It's no secret that children love hands-on activities, whether they are at home, at school or on a trip. This is why living history museums are so successful; children and adults alike are drawn into the past via demonstrations, encounters with interpreters, and, most importantly, opportunities to try things for themselves.
Living history museums also offer grandparents a wonderful opportunity to share their own history with their grandchildren as, together, they learn about another place and time.
Once you have decided to take your grandchildren to a living history museum, it's time to plan your trip. Here are some issues for you to consider:
Museum Location and Theme
You will need to decide which living history museum to visit before you can do any other type of planning. Of course, you should choose a museum that focuses on a time period you and your grandchildren might find interesting, but you should also think about the drive to and from that museum. At the end of a busy day of sightseeing, you will still have to drive your grandchildren home.
Examples of living history museums and their themes include:
- Plimoth Plantation, Massachusetts – The Pilgrims
- Colonial Williamsburg, Virginia – Colonial and Revolutionary War Virginia
- Conner Prairie, Indiana – Early and mid-19th century Indiana
- El Rancho de las Golondrinas, New Mexico – Spanish colonial New Mexico
- Fortress of Louisbourg, Nova Scotia, Canada - 18th century New France
- Historic St. Mary's City, Maryland – Early colonial Maryland
- Kings Landing Historical Settlement, New Brunswick, Canada - 19th Century New Brunswick
- Old World Wisconsin, Wisconsin – Late 19th century Wisconsin's immigrants
Length of Visit
Young children tire easily, and so do some grandparents. You and your grandchildren will have more fun if you choose the activities you would like to do in advance and plan a day that won't wear you out. You do not need to see every building and demonstration in order to have a good time.
Check your chosen living history museum's website for information about special programs, demonstration schedules and activity schedules. Talk with your grandchildren about their options and be sure each child gets to choose at least one activity. Possible activities might include candle-dipping, walking on stilts, holding or feeding farm animals, tanning hides, washing clothes or preparing and tasting food. Special programs could involve watching a stage performance or concert, viewing a weapons firing or blacksmithing demonstration or learning about clothing from various time periods.
Explore meal options before you leave home. Some living history museums have many on-site dining facilities, while others have none. Decide whether you will eat at the museum, at a nearby restaurant or at a picnic table, and be sure your grandchildren know when and what they will be eating. Remember to bring water bottles and snacks.

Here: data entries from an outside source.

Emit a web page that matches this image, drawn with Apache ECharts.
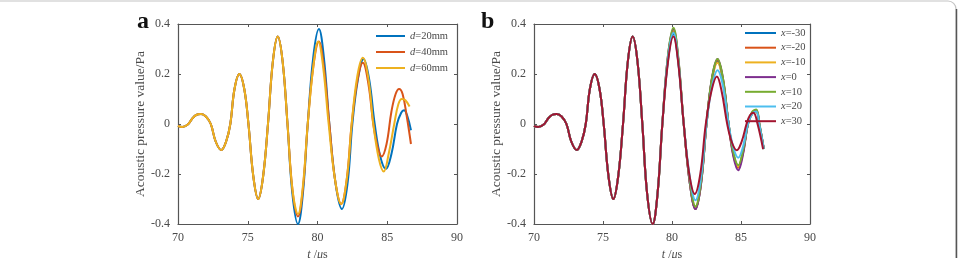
<!DOCTYPE html>
<html>
<head>
<meta charset="utf-8">
<script src="https://cdn.jsdelivr.net/npm/echarts@6/dist/echarts.min.js"></script>
<style>html,body{margin:0;padding:0;background:#fff}#c{width:959px;height:258px}</style>
</head>
<body>
<div id="c"></div>
<script>
// ---- data ----
const xTicks = [70, 75, 80, 85, 90];
const yTicks = [-0.4, -0.2, 0, 0.2, 0.4];

// common early part of every waveform [t (us), pressure (Pa)]
const headPts = [[70.0,-0.008],[70.3,-0.012],[70.7,-0.002],[71.0,0.02],[71.3,0.036],[71.65,0.04],[72.0,0.03],[72.35,0.0],[72.7,-0.07],[73.1,-0.104],[73.45,-0.07],[73.75,0.0],[74.05,0.14],[74.4,0.2],[74.75,0.14],[75.05,0.0],[75.4,-0.21],[75.75,-0.3],[76.1,-0.21],[76.45,0.0],[76.8,0.25],[77.15,0.35],[77.5,0.25],[77.85,0.0]];

// panel a tails
const aNames = ['d=20mm', 'd=40mm', 'd=60mm'];
const aTail20 = [[78.2,-0.28],[78.6,-0.4],[78.95,-0.28],[79.3,0.0],[79.7,0.27],[80.1,0.38],[80.45,0.27],[80.85,0.0],[81.3,-0.24],[81.75,-0.34],[82.15,-0.24],[82.5,0.0],[82.9,0.18],[83.3,0.26],[83.7,0.18],[84.1,0.0],[84.5,-0.13],[84.9,-0.18],[85.3,-0.12],[85.7,0.0],[86.0,0.045],[86.2,0.055],[86.45,0.03],[86.7,-0.025]];
const aTail40 = [[78.2,-0.26],[78.6,-0.37],[78.95,-0.26],[79.3,0.0],[79.7,0.23],[80.1,0.33],[80.45,0.23],[80.85,0.0],[81.25,-0.22],[81.7,-0.32],[82.1,-0.22],[82.45,0.0],[82.85,0.17],[83.25,0.245],[83.65,0.16],[84.0,0.0],[84.3,-0.09],[84.6,-0.13],[84.95,-0.08],[85.3,0.05],[85.6,0.12],[85.85,0.14],[86.1,0.12],[86.4,0.03],[86.7,-0.08]];
const aTail60 = [[78.2,-0.26],[78.6,-0.36],[78.95,-0.25],[79.3,0.0],[79.7,0.23],[80.05,0.33],[80.4,0.23],[80.8,0.0],[81.25,-0.22],[81.7,-0.32],[82.1,-0.22],[82.45,0.0],[82.85,0.19],[83.25,0.265],[83.65,0.18],[84.0,0.0],[84.4,-0.14],[84.75,-0.19],[85.1,-0.12],[85.5,0.0],[85.8,0.08],[86.05,0.1],[86.3,0.095],[86.6,0.07]];
const aColors = ['#0072BD', '#D95319', '#EDB120'];

// panel b
const bNames = ['x=-30', 'x=-20', 'x=-10', 'x=0', 'x=10', 'x=20', 'x=30'];
const bMid = [[78.2,-0.28],[78.6,-0.4],[78.95,-0.28],[79.3,0.0]];
const bT = [79.7,80.1,80.45,80.85,81.3,81.7,82.1,82.5,82.9,83.3,83.7,84.1,84.45,84.8,85.15,85.5,85.8,86.1,86.35,86.65];
const bT30 = [79.7,80.1,80.45,80.85,81.25,81.65,82.05,82.45,82.85,83.25,83.6,84.0,84.35,84.7,85.05,85.4,85.65,85.9,86.2,86.6];
const bVm30 = [0.25,0.36,0.25,0,-0.24,-0.34,-0.24,0,0.18,0.25,0.17,0,-0.12,-0.17,-0.11,0,0.04,0.05,-0.01,-0.1];
const bVm20 = [0.26,0.37,0.26,0,-0.24,-0.34,-0.24,0,0.18,0.255,0.175,0,-0.125,-0.175,-0.115,0,0.042,0.052,-0.01,-0.1];
const bVm10 = [0.265,0.375,0.26,0,-0.235,-0.335,-0.235,0,0.175,0.245,0.17,0,-0.12,-0.17,-0.11,0,0.04,0.05,-0.01,-0.1];
const bV0 = [0.27,0.38,0.265,0,-0.24,-0.34,-0.24,0,0.185,0.26,0.18,0,-0.13,-0.185,-0.12,0,0.045,0.055,-0.005,-0.1];
const bV10 = [0.27,0.385,0.27,0,-0.23,-0.33,-0.23,0,0.185,0.26,0.18,0,-0.115,-0.165,-0.105,0,0.048,0.058,-0.005,-0.1];
const bV20 = [0.26,0.365,0.255,0,-0.215,-0.305,-0.215,0,0.15,0.215,0.15,0,-0.095,-0.135,-0.09,0,0.04,0.05,-0.01,-0.1];
const bV30 = [0.245,0.35,0.245,0,-0.2,-0.28,-0.2,0,0.13,0.19,0.13,0,-0.075,-0.105,-0.07,0,0.035,0.045,0.0,-0.1];
const bColors = ['#0072BD', '#D95319', '#EDB120', '#7E2F8E', '#77AC30', '#4DBEEE', '#A2142F'];

// ---- build ----
const FONT = 'Liberation Serif';
const TXT = '#4a4a4a';
const AX = '#555';
const zip = (t, v) => t.map((x, i) => [x, v[i]]);
const aData = [headPts.concat(aTail20), headPts.concat(aTail40), headPts.concat(aTail60)];
const bData = [
  headPts.concat(bMid, zip(bT, bVm30)),
  headPts.concat(bMid, zip(bT, bVm20)),
  headPts.concat(bMid, zip(bT, bVm10)),
  headPts.concat(bMid, zip(bT, bV0)),
  headPts.concat(bMid, zip(bT, bV10)),
  headPts.concat(bMid, zip(bT, bV20)),
  headPts.concat(bMid, zip(bT30, bV30))
];

function xAx(grid, main) {
  return {
    type: 'value', gridIndex: grid, min: xTicks[0], max: xTicks[xTicks.length - 1], interval: 5,
    position: main ? 'bottom' : 'top',
    axisLine: { show: true, onZero: false, lineStyle: { color: AX, width: 1.2 } },
    axisTick: { show: true, inside: true, length: 3, lineStyle: { color: AX } },
    splitLine: { show: false },
    axisLabel: { show: main, color: TXT, fontFamily: FONT, fontSize: 12, margin: 8 },
    name: main ? '{i|t}{r| /}{i|μ}{r|s}' : '',
    nameLocation: 'middle', nameGap: 21,
    nameTextStyle: { color: TXT, fontFamily: FONT, fontSize: 12,
      rich: { i: { fontStyle: 'italic', fontFamily: FONT, fontSize: 12, color: TXT }, r: { fontFamily: FONT, fontSize: 12, color: TXT } } }
  };
}
function yAx(grid, main) {
  return {
    type: 'value', gridIndex: grid, min: -0.4, max: 0.4, interval: 0.2,
    position: main ? 'left' : 'right',
    axisLine: { show: true, onZero: false, lineStyle: { color: AX, width: 1.2 } },
    axisTick: { show: true, inside: true, length: 3, lineStyle: { color: AX } },
    splitLine: { show: false },
    axisLabel: { show: main, color: TXT, fontFamily: FONT, fontSize: 12, margin: 8,
      formatter: v => String(Math.round(v * 10) / 10) },
    name: main ? 'Acoustic pressure value/Pa' : '',
    nameLocation: 'middle', nameGap: 31,
    nameTextStyle: { color: TXT, fontFamily: FONT, fontSize: 13.5 }
  };
}

const series = [];
aData.forEach((d, i) => series.push({
  name: aNames[i], type: 'line', xAxisIndex: 0, yAxisIndex: 0, data: d,
  smooth: 0.4, symbol: 'none', lineStyle: { width: 2, color: aColors[i] }, itemStyle: { color: aColors[i] }
}));
bData.forEach((d, i) => series.push({
  name: bNames[i], type: 'line', xAxisIndex: 2, yAxisIndex: 2, data: d,
  smooth: 0.4, symbol: 'none', lineStyle: { width: 2, color: bColors[i] }, itemStyle: { color: bColors[i] }
}));

const legendText = () => ({
  color: TXT, fontFamily: FONT, fontSize: 10.5, lineHeight: 12,
  rich: { i: { fontStyle: 'italic', fontFamily: FONT, fontSize: 10.5, color: TXT, lineHeight: 12 }, r: { fontFamily: FONT, fontSize: 10.5, color: TXT, lineHeight: 12 } }
});

const option = {
  animation: false,
  backgroundColor: '#fff',
  grid: [
    { left: 178, top: 24, width: 279, height: 200, outerBoundsMode: 'none', containLabel: false },
    { left: 534, top: 24, width: 276, height: 200, outerBoundsMode: 'none', containLabel: false }
  ],
  xAxis: [xAx(0, true), xAx(0, false), xAx(1, true), xAx(1, false)],
  yAxis: [yAx(0, true), yAx(0, false), yAx(1, true), yAx(1, false)],
  legend: [
    { data: aNames, orient: 'vertical', left: 376, top: 30, padding: 0, icon: 'rect', itemWidth: 29, itemHeight: 2, itemGap: 4, itemTextGap: 3,
      textStyle: legendText(), formatter: n => '{i|' + n[0] + '}{r|' + n.slice(1) + '}' },
    { data: bNames, orient: 'vertical', left: 745, top: 27, padding: 0, icon: 'rect', itemWidth: 31, itemHeight: 2, itemGap: 2.7, itemTextGap: 3,
      textStyle: legendText(), formatter: n => '{i|' + n[0] + '}{r|' + n.slice(1) + '}' }
  ],
  graphic: [
    { type: 'rect', shape: { x: -10, y: 1, width: 966, height: 300, r: 8 }, style: { fill: 'none', stroke: '#c4c4c4', lineWidth: 1.2 }, silent: true },
    { type: 'line', shape: { x1: 956.5, y1: 9, x2: 956.5, y2: 258 }, style: { stroke: '#555', lineWidth: 1.5 }, silent: true },
    { type: 'text', left: 137, top: 10, style: { text: 'a', font: 'bold 24px "Liberation Serif"', fill: '#111' } },
    { type: 'text', left: 481, top: 10, style: { text: 'b', font: 'bold 24px "Liberation Serif"', fill: '#111' } }
  ],
  series: series
};
const chart = echarts.init(document.getElementById('c'), null, { renderer: 'canvas' });
chart.setOption(option);
</script>
</body>
</html>
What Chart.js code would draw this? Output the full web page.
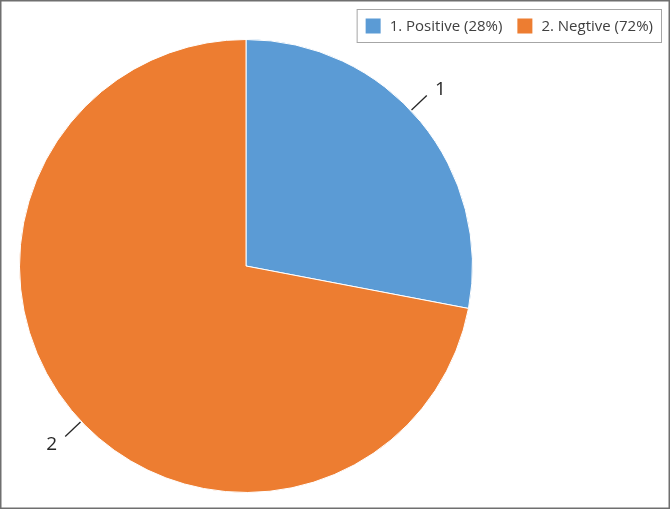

Living history museums typically have intriguing souvenir shops that offer everything from quill pens to life-sized toy muskets. Ask your children how they handle souvenir shopping when they travel as a family, and work with them to decide whether or not you will visit the gift shop with your grandchildren. Then, communicate your plan clearly to your grandchildren so they know exactly what to expect.
Plan rest and run-around breaks for yourselves. Tired travelers can sit on a shady bench, while the energetic members of the party watch for birds, play tag or take photos.
Living history museums vary in size, but all involve some amount of walking. Look at an online map or talk by telephone with a staff member to find the size of your chosen museum. This will help you decide how much time you will need to see everything on your list. Be sure to have everyone in your group wear comfortable walking shoes.
Accessibility / Strollers
If you have a young grandchild or you use a mobility aid, you will want to ask about pathways, hills and steps. Some of the historic buildings at your living history museum might not have wheelchair ramps, which means you would have to tip and lift a stroller or wheelchair in order to enter. Pathway construction is important, too, because strollers and wheelchairs can get stuck in deep gravel. Hills might also present problems, depending on how steep they are.
Most living history museums have outdoor spaces and buildings to explore. Some have museums, while others do not. Drenching rain or excessive heat might present a problem, so you will want to plan ahead for bad weather. Bring ponchos and umbrellas if rain is predicted, and use sunscreen regardless of the forecast.